In 1930, the International Commerce Commission required trucks and slow moving vehicles on the road to have minimum requirements of both lighting and safety devices.  Embury patented designs around those new requirements and introduced several new lines, including the venerable number 40, a contractor’s lantern that could also be used on trucks. These didn’t come with clear globes because they were designed as warning lights, not lights to see by. They had a large tank which allowed them to burn for a long period of time and stay stable in windy conditions. Other developments at this time were roadside torches and a line of truck lanterns. 

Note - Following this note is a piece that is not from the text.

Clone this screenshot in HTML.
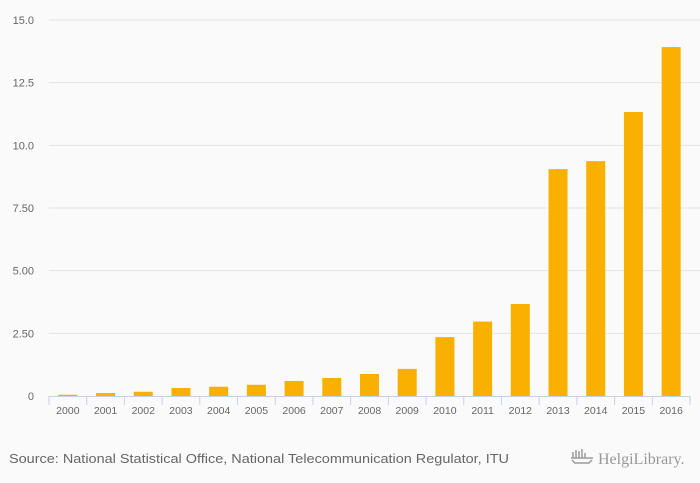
<!DOCTYPE html>
<html><head><meta charset="utf-8"><style>
html,body{margin:0;padding:0;background:#fafafa;}
svg{display:block;font-family:"Liberation Sans",sans-serif;}
</style></head><body>
<svg id="chart" width="700" height="483">
<rect width="700" height="483" fill="#fafafa"/>
<g id="grid"></g><g id="bars"></g><g id="axis"></g>
<text x="9" y="463" font-size="13" fill="#666" textLength="500" lengthAdjust="spacingAndGlyphs">Source: National Statistical Office, National Telecommunication Regulator, ITU</text>
<g>
<text x="598" y="464" font-size="16" fill="#999" font-family="Liberation Serif, serif">HelgiLibrary.</text>
<path d="M571 458h22M573 452v6M576 450v8M579 451v7M582 449v9M585 453v5M572 460l3 3h14l3-3" stroke="#999" stroke-width="1.5" fill="none"/>
</g>
</svg>
<script>
const categories=["2000","2001","2002","2003","2004","2005","2006","2007","2008","2009","2010","2011","2012","2013","2014","2015","2016"];
const values=[0.05,0.12,0.17,0.32,0.37,0.45,0.6,0.72,0.88,1.08,2.35,2.97,3.67,9.05,9.37,11.33,13.92];
const ticks=[0,2.5,5,7.5,10,12.5,15];
const tickLabels=["0","2.50","5.00","7.50","10.0","12.5","15.0"];
const NS="http://www.w3.org/2000/svg";
const x0=49,x1=690,yBase=396,yTop=20,yMax=15;
const step=(x1-x0)/categories.length;
function y(v){return yBase-(v/yMax)*(yBase-yTop);}
function xc(i){return x0+step*(i+0.5);}
function mk(tag,attrs,parent){const e=document.createElementNS(NS,tag);for(const k in attrs)e.setAttribute(k,attrs[k]);parent.appendChild(e);return e;}
const grid=document.getElementById('grid'),bars=document.getElementById('bars'),axis=document.getElementById('axis');
ticks.forEach((t,i)=>{
  if(t>0){const l=mk('line',{x1:x0,x2:x1+10,y1:y(t),y2:y(t),stroke:'#e4e4e4','stroke-width':1},grid);
  
  }
  const tx=mk('text',{x:34,y:y(t)+4,'text-anchor':'end','font-size':11,fill:'#666'},grid);
  tx.textContent=tickLabels[i];
  
  
});
values.forEach((v,i)=>{
  const r=mk('rect',{x:xc(i)-9.5,y:y(v),width:19,height:yBase-y(v),fill:'#f9b000'},bars);
  
  
  const tx=mk('text',{x:xc(i),y:414,'text-anchor':'middle','font-size':10.5,fill:'#666'},axis);
  tx.textContent=categories[i];
  
  
});
const al=mk('line',{x1:x0,x2:x1,y1:yBase+0.5,y2:yBase+0.5,stroke:'#c8d0e8','stroke-width':1},axis);


for(let i=0;i<=categories.length;i++){
  const tk=mk('line',{x1:x0+step*i,x2:x0+step*i,y1:yBase,y2:yBase+9,stroke:'#c8d0e8','stroke-width':1},axis);
  
  
}
</script>
</body></html>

In 1936, William turned the business over to his three sons: Philip, William and Frederick, although he still was involved in the business. The sons realized they needed a new design, and the result was the Air Pilot, a general purpose lantern produced up to 1953. This was also the period when they started private labeling for various companies.

During World War II, the Navy contracted Embury to develop an emergency light in case a ship lost its electrical power. A battery powered lantern was developed, which contained a relay and was connected to the ship’s electrical system. As long as the ship had electrical power, the relay was open and kept the battery off; if the ship lost its power, the relay closed and the battery took over.

By the end of WW II, demand for lanterns was diminishing, mainly due to the Rural Electrification Act passed under President Franklin D. Roosevelt. However, there was still a demand for lanterns in Europe because the war had destroyed most of the power grids, and this along with contractor lanterns kept the company afloat for a few more years.

Although Embury had become one of the largest lantern companies, second only to Dietz, and had sold 17 million products, management decided that it was no longer feasible to stay in business.  In 1952, negotiations were started with rival Dietz for Dietz to purchase the company, and by 1953, the era of Warsaw’s Embury Lantern Company had come to a close.